LM : Ce que vous désignez comme « cas d’urgence » est de plus en plus souvent situé comme « troubles du comportement » ou comme « violence » ? Pouvez-vous nous dire ce qu’implique de prendre tous ces évènements plutôt à partir de cette notion d’urgence ?
Notre embarras est souvent bien réel face à l’urgence qui surgit dans le quotidien de l’institution, ou face aux demandes d’intervention urgente venant des familles ou des services sociaux. C’est pour cela que nous voulons insister sur la modalité de réponse à ces moments-là : sur quoi se fonde notre décision ? Comment soutenons-nous qu’il y a là du sujet possible?

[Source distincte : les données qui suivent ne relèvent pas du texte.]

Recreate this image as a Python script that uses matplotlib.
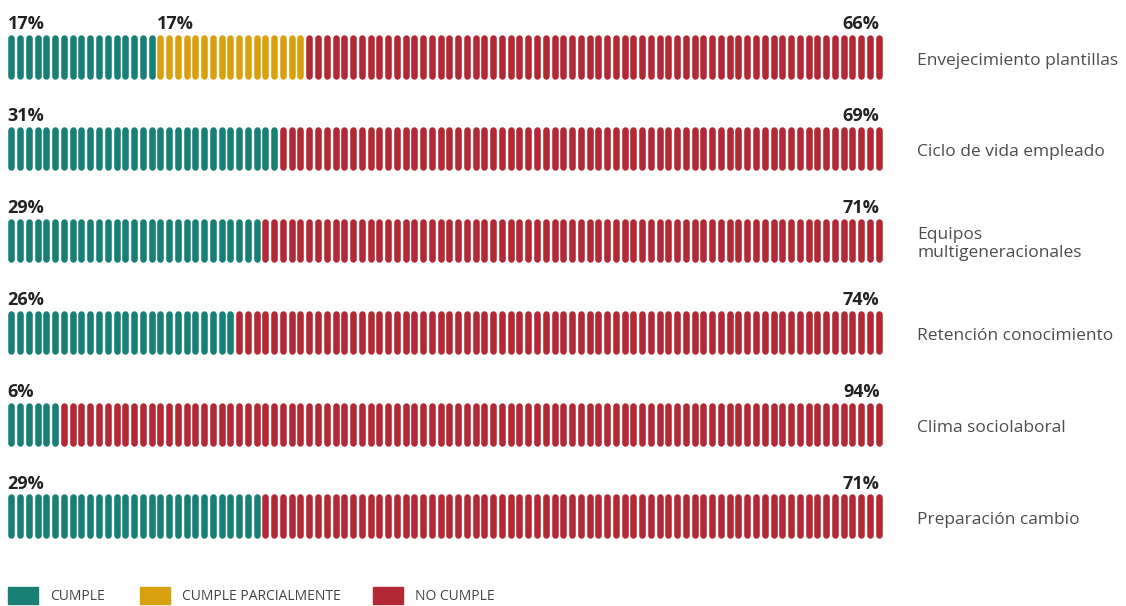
import numpy as np
import matplotlib
matplotlib.use('Agg')
from matplotlib import pyplot as plt
from matplotlib.patches import Rectangle

# data (percent of 100 blocks per row)
categories = ['Envejecimiento plantillas', 'Ciclo de vida empleado',
              'Equipos\nmultigeneracionales', 'Retención conocimiento',
              'Clima sociolaboral', 'Preparación cambio']
cumple = [17, 31, 29, 26, 6, 29]
parcial = [17, 0, 0, 0, 0, 0]
no_cumple = [66, 69, 71, 74, 94, 71]

legend_labels = ['CUMPLE', 'CUMPLE PARCIALMENTE', 'NO CUMPLE']
colors = ['#177f74', '#d9a00e', '#b22834']

plt.rcParams['font.family'] = ['Open Sans', 'DejaVu Sans']

fig = plt.figure(figsize=(11.26, 6.06), dpi=100)
ax = fig.add_axes([7 / 1126, 1 - 562 / 606, 876 / 1126, 551 / 606])
ax.set_xlim(0, 100)
ax.set_ylim(len(categories) - 0.5, -0.5)
ax.axis('off')

half = 0.203  # half height of each pill (row units), caps add the rest
for r, cat in enumerate(categories):
    counts = [cumple[r], parcial[r], no_cumple[r]]
    start = 0
    for n, col in zip(counts, colors):
        if n == 0:
            continue
        xs = np.arange(start, start + n) + 0.5
        ax.vlines(xs, r - half, r + half, colors=col, linewidth=4.7,
                  capstyle='round')
        start += n

    # percentage labels
    lab_y = r - 0.30
    ax.text(0.05, lab_y, f'{cumple[r]}%', ha='left', va='baseline',
            fontsize=13, fontweight='bold', color='#222222')
    if parcial[r]:
        ax.text(cumple[r] + 0.1, lab_y, f'{parcial[r]}%', ha='left',
                va='baseline', fontsize=13, fontweight='bold', color='#222222')
    ax.text(99.6, lab_y, f'{no_cumple[r]}%', ha='right', va='baseline',
            fontsize=13, fontweight='bold', color='#222222')

    # category label on the right
    ax.text(103.9, r + 0.04, cat, ha='left', va='center', fontsize=12.5,
            color='#4d4d4d', linespacing=1.15, clip_on=False)

# legend drawn by hand (uneven spacing in the original)
leg_x = [8, 140, 373]
for lx, lab, col in zip(leg_x, legend_labels, colors):
    fig.patches.append(Rectangle((lx / 1126, 2 / 606), 30 / 1126, 17 / 606,
                                 transform=fig.transFigure, color=col))
    fig.text((lx + 42) / 1126, 10 / 606, lab, ha='left', va='center',
             fontsize=10, color='#444444')

fig.savefig('out.png', dpi=100)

Si nous essayons de faire exister dans nos institutions « une loi accueillante », c’est bien pour accueillir les enfants et adolescents avec leur particularité même la plus extrême. Il y a bien sur le moment d’urgence, mais il y a surtout à repérer ce qui l’a déclenché et ce à quoi dès lors il répond. Notre argument prend l’urgence comme « une modalité particulière de l’adresse qui ne demande pas, mais exige impérativement de l’autre une réponse.» Nous pensons en effet que quelque chose s’est donc là décidé en lui et exige de nous de le prendre en compte.
LM :Mais où est le sujet là ?
– C’est là que nous considérons qu’il est urgent de répondre à l’urgence, car la dimension de l’urgence subjective ne peut surgir qu’à partir de la présence d’un Autre qui tente d’en border le côté hors-sens, le côté déréglé. Ainsi dans l’une de nos institutions, nous avons mis en place un cahier de bord où chacun peut venir écrire ce qui a surgi dans ces moments dits d’urgence. Si dans un temps 1, on écrit sur ce cahier ce qui a soudain fait signe sur le mode de l’urgence, dans un temps 2 cela est repris sur le mode d’un dialogue, d’une conversation à plusieurs pour offrir le recours , voire le secours d’un possible discours. On tente d’établir à minima une prise de discours non à partir de l’urgence comme événement mais de ce à quoi elle est venue répondre. C’est aussi une façon d’humaniser dans nos institutions ce qui de plus en plus les déshumanise.